Legislative Council: Wednesday, October 18, 2023


Automotive Trades Workforce

The Hon. D.G.E. HOOD (15:21): I seek leave to make a brief explanation before asking questions of the Attorney-General, who represents the Minister for Education, Training and Skills in the other place, specifically on motor trades recruitment.

Leave granted.

The Hon. D.G.E. HOOD: I have been contacted by the owner of a small crash repair business in South Australia—and I'm aware of at least one other—who is very much struggling to find panelbeaters to employ in their business, and as a result of that the business is suffering quite substantially. The business owner has apparently exhausted every avenue of trying to attract employees from South Australia and interstate and has explored obtaining workers through the immigration system, even. However, the cost of this avenue has proven to be too high, with no guarantee of success, and of course there are other complexities around that as well.

In addition to this, the CEO of the Motor Trade Association has stated:

We're currently short 33,000 skilled professionals across the automotive trades—the vast majority of those are in the mechanical and collision repair sectors.

My questions to the minister—and I appreciate fully that this is a matter that he will refer, but perhaps if he can make some general comments and refer it to his colleague—are:

1. What would be the state government's response to this constituent and the countless number of business owners who find themselves in this exact situation across this sector and others?

2. Are the National Centre for Vocational Education Research figures from last year and this year showing an increase or decrease of people in training in these fields?

3. What specific measures are being put in place by the state government to encourage more training and apprenticeships, particularly in the automotive collision repair sector?

4. What measures has the government undertaken to attract more workers to this sector in particular, whether from South Australia, interstate or overseas?

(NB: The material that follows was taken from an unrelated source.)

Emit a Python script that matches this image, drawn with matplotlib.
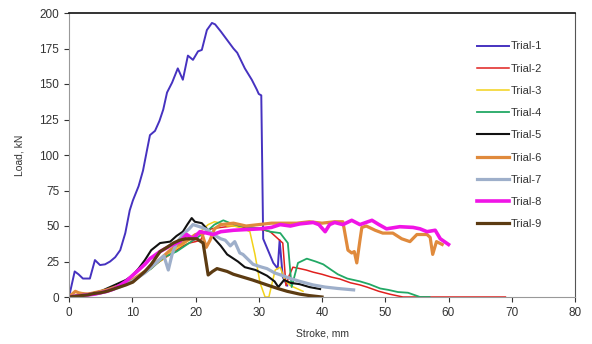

The Hon. K.J. MAHER (Minister for Aboriginal Affairs, Attorney-General, Minister for Industrial Relations and Public Sector) (15:22): I thank the honourable member for his question and the honourable member's regular inquiring of making sure industry in South Australia can prosper to its fullest.

Certainly, many areas of the automotive trades are suffering because of a general skills shortage and a tight labour market right across Australia at the moment. This isn't something new for the automotive trades. I know from my previous incarnation as a minister, when the Hon. Jay Weatherill was Premier and when I held the portfolios of Minister for Manufacturing and also Minister for Automotive Transformation as we were seeing the closure of the Holden production plant at Elizabeth, we put a whole lot of programs in place to allow people who were involved in the OEMs, the original automotive manufacturers such as Holden but also the tier 1 and tier 2 manufacturers that supplied to Holden, to retrain.

Even then, back in around 2015, 2016, not just the Motor Trade Association but individual proprietors of companies were talking about a shortage. Some of the things they talked about were the fact that there were particularly family-owned automotive repair places, panelbeating included, that had been owned by the family for one or two generations, and it was difficult looking for that next transition when people exited the industry. That also applies, obviously, to looking for new people to enter the industry.

It is something that I know has been an issue for some time but has been exacerbated, as we see an exceptionally tight labour market right across Australia in a whole range of areas. I know it is something that my colleague the Minister for Skills, the Hon. Blair Boyer, the member for Wright, has had numerous discussions with the Motor Trade Association in particular about.

I know this because I have talked to the Hon. Blair Boyer about this, but also because the Motor Trade Association has been one of the many industry groups that has come and presented at cabinet. Something we regularly do is have industry groups at the start of cabinet meetings presenting some of the issues faced by those industries.

About the middle of last year, if I remember correctly, the Motor Trade Association presented at the start of a cabinet meeting, and that skills shortage certainly was an issue that was raised. All cabinet ministers from that meeting had the benefit of being appraised of some of the problems that are being faced. As I have said, I know the minister, the Hon. Blair Boyer, has had numerous discussions.

I am happy to refer the question to the Hon. Blair Boyer to add more of what the government is doing, but I know one particular thing—it was either earlier this week or last week—was announced and that is in relation to the Tonsley Technical College, where it was announced that automotive would be a specific stream at that college. As I understand it, the MTA came on board as an official partner with the Tonsley Technical College, with the automotive stream as something very concrete that the government is looking at doing to address the concerns that the honourable member has raised.

I am happy to refer the question to the Hon. Blair Boyer, the Minister for Skills, to bring back a more complete answer, because I know it is an area that he has been closely in contact with the MTA and the industry about, looking to see what more as a government we can do to encourage the skills and labour shortages that are being faced.